Accueil > La revue > Nouveautés lecture > Sur l’école... > Ceux qui sauront, Pierre Bordage
Ceux qui sauront, Pierre Bordage
jeudi 20 janvier 2011, par
La collection « Ukronie » de Flammarion se concentre sur le principe de l’uchronie (réécriture de l’Histoire à partir de la modification d’un événement du passé) dans une série d’œuvres destinées à la jeunesse. Pierre bordage, auteur de science-fiction contemporaine français, a écrit sa première œuvre pour la jeunesse dans le cadre de cette collection. Dans son roman, il imagine quelle pourrait être notre société si, en 1882, les royalistes avaient réussi à reprendre le pouvoir en renversant le gouvernement et en exécutant, entre autres, Jules Ferry. Le roman part du principe que les royalistes ont non seulement bloqué l’évolution de l’école, telle que nous la connaissons mais ont aussi tout fait pour ramener notre société dans un état qui se rapproche de l’Ancien Régime d’avant la Révolution française. Le roman n’aborde que très peu les événements historiques en question qui, pour les personnages, sont anciens et finalement assez mal connus.

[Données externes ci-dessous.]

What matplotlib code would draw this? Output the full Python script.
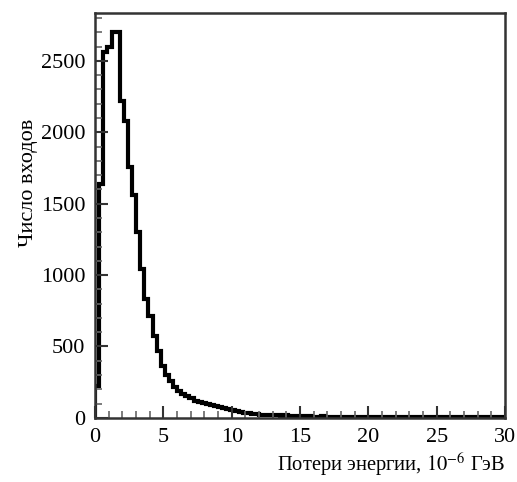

La seule mort de Jules Ferry n’explique pas la situation qui sert de toile de fond au livre. L’auteur ne s’y est pas laissé prendre et a bien tenu compte du fait que l’école en 1882 scolarisait déjà la grande majorité des enfants. Il explique le retour à cette fin société quasi ancien régime par une volonté politique de l’aristocratie de revenir sur quelques grands progrès du xix e siècle : le développement de l’éducation, de la presse politique, du syndicalisme. Un des personnages principaux du roman, prolétaire saisonnier ne sachant pas lire, se prépare à suivre les traces de sa famille en entrant au service d’un grand propriétaire noble. Dans le cadre de la société présentée dans le roman, les « cous noirs », ces ouvriers pour lesquels l’éducation et l’école sont interdites et le simple fait de savoir lire est passible de prison, ne disposent d’aucune structure sociétale au-delà de leur famille proche. La fin de l’école, son interdiction, les a placés dans une situation d’isolement de fait. Pas de journaux, pas de déplacements (il leur est interdit de quitter leur pays), une connaissance très vague du reste du monde et une ignorance des objets techniques de luxe réservés aux nobles (voitures, réseau informatique, etc.)
L’auteur nous fait découvrir cette société et, assez rapidement, ses résistants qui font vivre des écoles clandestines ou préparent et organisent les luttes contre le pouvoir. La collusion de l’aristocratie d’argent avec le pouvoir royal, le rôle à demi toléré des mafias nous rappellent que tout auteur d’uchronie (et peut-être tout historien dans une moindre mesure) interprète les événements avec un esprit marqué par le monde dont il est contemporain.
- Ceux qui sauront, Pierre Bordage, Flammarion (Ukronie), 2008, 288 p., 15 €.